Antara Sejarah dan Masa Depan
Memang, ketiga lembaga tersebut tak bisa dilepaskan dari sejarah panjang perjalanan bangsa. Namun, pertanyaan krusial yang kini bergema adalah: apakah mempertahankan romantisme sejarah cukup menjamin keberlanjutan fungsi di era serba digital?
“Kalau memang mau menjaga nilai sejarah, maka harus dimaknai secara dinamis dan kontekstual,” lanjut Eko. Ia menyarankan pembangunan museum digital, pengarsipan siaran penting, hingga pelestarian peran ketiga lembaga melalui transformasi fungsional, bukan hanya menjaga nama.
Alih fungsi aset fisik menjadi pusat inovasi media dan ruang kreatif digital, menurutnya, adalah jalan tengah yang realistis. Sebab mempertahankan aset non-produktif justru bisa menjadi beban fiskal di tengah tuntutan efisiensi.
Belajar dari India
Pengalaman global menunjukkan jalan transformasi yang mungkin ditempuh. India telah lebih dulu membentuk Prasar Bharati, lembaga siaran publik yang mengintegrasikan All India Radio dan Doordarshan. Model ini memungkinkan masing-masing unit mempertahankan identitas sambil mengoptimalkan sinergi konten dan anggaran.
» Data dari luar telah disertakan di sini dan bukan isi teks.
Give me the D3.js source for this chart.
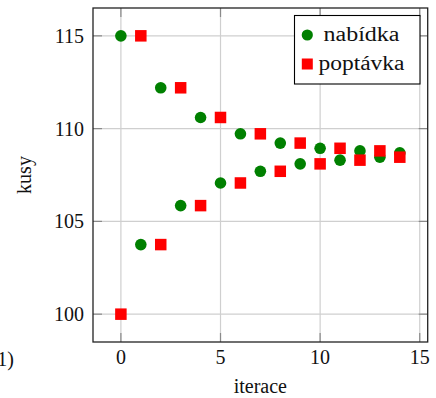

Indonesia dinilai bisa meniru langkah tersebut. ANTARA, misalnya, dapat difokuskan sebagai kantor berita digital bertaraf internasional, sementara RRI dan TVRI menjadi penyedia konten audio-visual berbasis komunitas dan budaya lokal dalam format modern.
“Dengan satu entitas yang solid, platform lintas media ini bisa menjadi ekosistem penyiaran publik masa depan,” ujar Eko.
Tantangan Nyata dan Data yang Mencemaskan
Data Komisi Penyiaran Indonesia (KPI) tahun 2023 mencatat pangsa siaran RRI dan TVRI hanya 2,3 persen dari total konsumsi media nasional. Survei Litbang Kompas 2022 juga menunjukkan hanya 12 persen generasi muda yang secara rutin mengakses RRI dan TVRI.
Di sisi lain, polarisasi informasi dan penyebaran hoaks kian masif. Ketika masyarakat butuh media publik sebagai penjernih informasi, kepercayaan justru mengarah ke platform digital asing yang tak memiliki tanggung jawab publik.
Momentum Reformasi Lembaga
Jika gagasan merger ini berhasil, maka ANTARA, RRI, dan TVRI dapat bergerak dalam satu ekosistem terpadu berbasis kecerdasan buatan, dengan strategi distribusi konten yang efisien dan format lintas platform. Liputan ANTARA dapat dikembangkan menjadi podcast oleh RRI, lalu diolah menjadi dokumenter TVRI—semuanya dalam satu ekosistem terpadu.
“Yang terpenting bukan sekadar nama, tapi fungsi. Penyiaran publik harus tampil sebagai penjaga demokrasi, penyedia edukasi publik, dan penguat literasi media,” tegas Eko.
Mewariskan, Bukan Mengubur
Sejarah tak harus dikubur untuk melangkah maju. Contoh sukses transformasi PT Kereta Api Indonesia (KAI) membuktikan bahwa modernisasi lembaga tua bukan hanya mungkin, tapi mendesak. Kini giliran sektor penyiaran publik menjawab tantangan serupa.
Merger bukan berarti menghapus jejak, tapi justru mengabadikannya dalam bentuk baru yang lebih adaptif dan visioner.
Langkah ke depan bukan soal melupakan sejarah, tetapi soal membawanya ke masa depan yang lebih relevan.( Eno ).